Analysis

Labour’s Biggest Rebel Wants No Rebellions

If elected leader, Jeremy Corbyn would expect Labour’s lawmakers to fall in line and back his radical agenda.

The man who has voted against his own party hundreds of times since he was first elected to Parliament in 1983 would tolerate no rebellions if he becomes Britain’s Labour Party leader this year.

Jeremy Corbyn, the far-left candidate who is ahead in the polls to succeed Ed Miliband, told The Independent newspaper this week he would expect lawmakers to fall in line and back his radical agenda — even if it would almost certainly divide the Labour Party and doom its election prospects in 2020.

To the dismay of the party establishment, Corbyn has called for free university education, the renationalization of utilities and rail, more generous welfare spending, Britain’s withdrawal from NATO, the unilateral dismantling of its nuclear deterrent, relinquishing Northern Ireland and Scottish independence. Centrist lawmakers and former party leaders, including Tony Blair, have warned that such a platform would almost certainly cost Labour the next election.

Labour lost its second general election in a row in May on a more left-wing manifesto than former prime ministers Blair and Gordon Brown campaigned on.

Labour Party members have always been to the left of the Labour Party’s voters who are logically to the left of the average voter.

But Corbyn threatens to drag the party further to the left than ever — and refuses to heed warnings about what that will do.

Instead, in what The Independent described as “a barely coded threat to the right of the party,” he reminded lawmakers they were only in Parliament because supporters “worked night and day” to get them there.

Corbyn urged his colleagues to “recognize” that there is a “huge thirst for significant change in the party” and told them not to “stand in the way” of it.

“I will absolutely use our supporters to push our agenda up to the parliamentary party and get them to follow that,” he said.

But many of his supporters weren’t even members of the Labour Party before he nominated himself for the leadership.

Some 600,000 have registered to vote in the leadership contest, around half of whom are trade unionists and new members who only paid £3 for the right to vote.

Dan Hodges, a former party official, has argued that the far left is trying to take over Labour.

We’ve now reached the stage where the Corbyn cultists are effectively arguing that membership of the Labour Party at any point over the past thirty years represents the ultimate act of treachery toward that party. Their minds process their warped narrative thus: the modernization started by [Neil] Kinnock and carried forward by Blair and Brown was a betrayal. During these dark days only the Corbynites remained true to Labour’s values. And so, by extension, anyone who supported Kinnock, Blair or Brown supported the erosion of those aims and values. Ergo — only those who joined Labour over the past twelve weeks can claim to be genuine Labour supporters.

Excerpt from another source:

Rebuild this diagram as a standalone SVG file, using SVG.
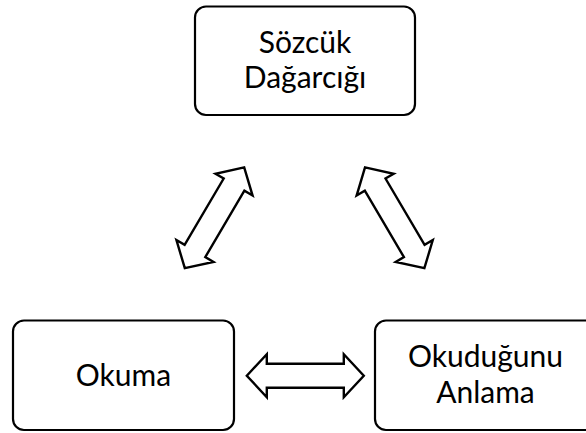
<svg xmlns="http://www.w3.org/2000/svg" width="586" height="433" viewBox="0 0 586 433">
<defs>
<style>
.box{fill:#fff;stroke:#000;stroke-width:2.2}
.arr{fill:#fff;stroke:#000;stroke-width:2.4;stroke-linejoin:miter}
.t{font-family:Lato,"Open Sans","Liberation Sans",sans-serif;font-size:30px;fill:#000;text-anchor:middle}
</style>
<path id="dbl" d="M -58.5 0 L -38.5 -21.5 L -38.5 -12 L 38.5 -12 L 38.5 -21.5 L 58.5 0 L 38.5 21.5 L 38.5 12 L -38.5 12 L -38.5 21.5 Z"/>
</defs>
<rect width="586" height="433" fill="#fff"/>
<g id="connectors">
<use href="#dbl" class="arr" transform="translate(214.5,217.8) rotate(-59.5)"/>
<use href="#dbl" class="arr" transform="translate(394.7,217.8) rotate(59.5)"/>
<use href="#dbl" class="arr" transform="translate(305.3,375.7)"/>
</g>
<g id="sozcuk">
<rect class="box" x="195" y="6.5" width="220" height="108.5" rx="11"/>
<text class="t" x="305" y="53">Sözcük</text>
<text class="t" x="305" y="88">Dağarcığı</text>
</g>
<g id="okuma">
<rect class="box" x="13" y="320.5" width="221" height="109.5" rx="11"/>
<text class="t" x="123.5" y="386">Okuma</text>
</g>
<g id="anlama">
<rect class="box" x="375" y="320.5" width="222" height="109.5" rx="11"/>
<text class="t" x="485.5" y="367">Okuduğunu</text>
<text class="t" x="485.5" y="403">Anlama</text>
</g>
</svg>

Corbyn’s resistance to Labour’s centrist drift during its eighteen years in opposition from 1979 to 1997 makes him an poor choice for leader of a party that has recently lost two elections because it was seen as too left-wing again.

What is egregious is his and his supporters’ intolerance of those beg to differ with their strategy.

Corbyn was Labour’s single most rebellious lawmaker during the Blair and Brown era. He often defied instructions from the party leadership. In the last Parliament, he voted against his party one in four times.

The same Corbyn is now lecturing other lawmakers on toeing the leader’s line?

Why, but his were “principled” rebellions, Corbyn told The Independent — by implication accusing every Labourite who doesn’t share his eagerness to relitigate the economic policy battles of the 1980s and lose again of having no principles. Which is probably the majority of the party, not counting those who are using it as a vehicle for turning Britain into a workers’ paradise.